Reposted from Polity.

Emma Hart at Public Address has a great post covering the Electoral Commission’s review of the 2014 election. In the Commission’s report, it expressed a concern about what is currently happening to hard-copy electoral rolls that are being purchased:

If rolls and habitation indexes can be inspected and purchased, it is impossible to ensure that they are not being used for ancillary purposes. Patterns of purchase indicate that rolls are rarely being used for scrutiny purposes.

It makes suggestions about who should and should not have access to electoral roll data:

The Commission recommends that electoral rolls (and habitation indexes) no longer be available for general sale, that the inspection of rolls should be limited to offices of the Commission, and that house/flat/apartment number and occupation information should no longer be included in rolls available for inspection.

This solution does two good things, and one regrettable thing. First, it would pretty much rule out misuse of the rolls for debt collection / product marketing purposes. Good – that isn’t what the electoral roll is for.

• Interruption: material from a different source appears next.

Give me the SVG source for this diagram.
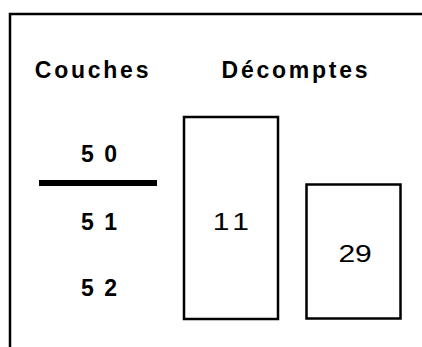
<svg xmlns="http://www.w3.org/2000/svg" width="422" height="347" viewBox="0 0 422 347">
<style>
.hdr{font-family:"Liberation Sans",Arial,sans-serif;font-weight:bold;font-size:23px;letter-spacing:2.75px;fill:#000}
.lay{font-family:"Liberation Sans",Arial,sans-serif;font-weight:bold;font-size:23px;letter-spacing:2px;fill:#000;text-anchor:middle}
.cnt{font-family:"Liberation Sans",Arial,sans-serif;font-size:24px;fill:#000}
.box{fill:#fff;stroke:#000;stroke-width:2.5}
</style>
<rect x="0" y="0" width="422" height="347" fill="#fff"/>
<rect id="frame" x="10" y="14" width="440" height="360" fill="none" stroke="#000" stroke-width="2.5"/>
<g id="headers">
<text class="hdr" x="34.8" y="77.5">Couches</text>
<text class="hdr" x="221.6" y="77.5">Décomptes</text>
</g>
<g id="layers">
<text class="lay" x="100" y="162">5 0</text>
<text class="lay" x="100" y="230">5 1</text>
<text class="lay" x="100" y="296">5 2</text>
</g>
<g id="connectors">
<line x1="39" y1="183" x2="157" y2="183" stroke="#000" stroke-width="6"/>
</g>
<g id="count1">
<rect class="box" x="184" y="117" width="94" height="202"/>
<text class="cnt" transform="translate(212.7,230) scale(1.25,1)" letter-spacing="4">11</text>
</g>
<g id="count2">
<rect class="box" x="306.5" y="184.5" width="94" height="134"/>
<text class="cnt" transform="translate(338.4,262) scale(1.25,1)">29</text>
</g>
</svg>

Second, if I’m reading it right, it would protect the right of parties and candidates to access electronic copies of the roll for the purposes of election campaigning and electoral scrutiny. Good – if that right gets taken away from all parties, it would serve to massively advantage those parties with the giant bankroll needed to purchase lists of names and addresses privately, skewing elections in their favour.

The regrettable part is that this solution would perpetuate the current double standard where it is OK to run a civic participation campaign using roll information if out are also standing in the election, but not if you are a non-partisan, pro-turnout group. That the Commission is recommending continuing with this double standard is pretty ironic1, given that elsewhere the Commission is out there encouraging civic society to help encourage people to vote.

For my part, I think you can achieve what the Commission wants without the double standard. Here’s how:

  1. By all means, stop selling hard copies of the roll
  2. Continue current practice of allowing supervised inspection of rolls, pre- and post-election, to aid with scrutiny of elections.
  3. Allow electronic distribution of the roll to parties and candidates, and also to other groups that can satisfy the Commission that they will use the data only for a genuine civic purpose. (Note here that the Commission gets discretion over who gets access.)
  4. Apply the current (stiff) penalties for political party misuse of roll data to other groups as well.

That solution gets rid of roll use for debt-collection, maintains political party access, but also removes the unfair advantage political parties have over other genuine participants in the electoral process.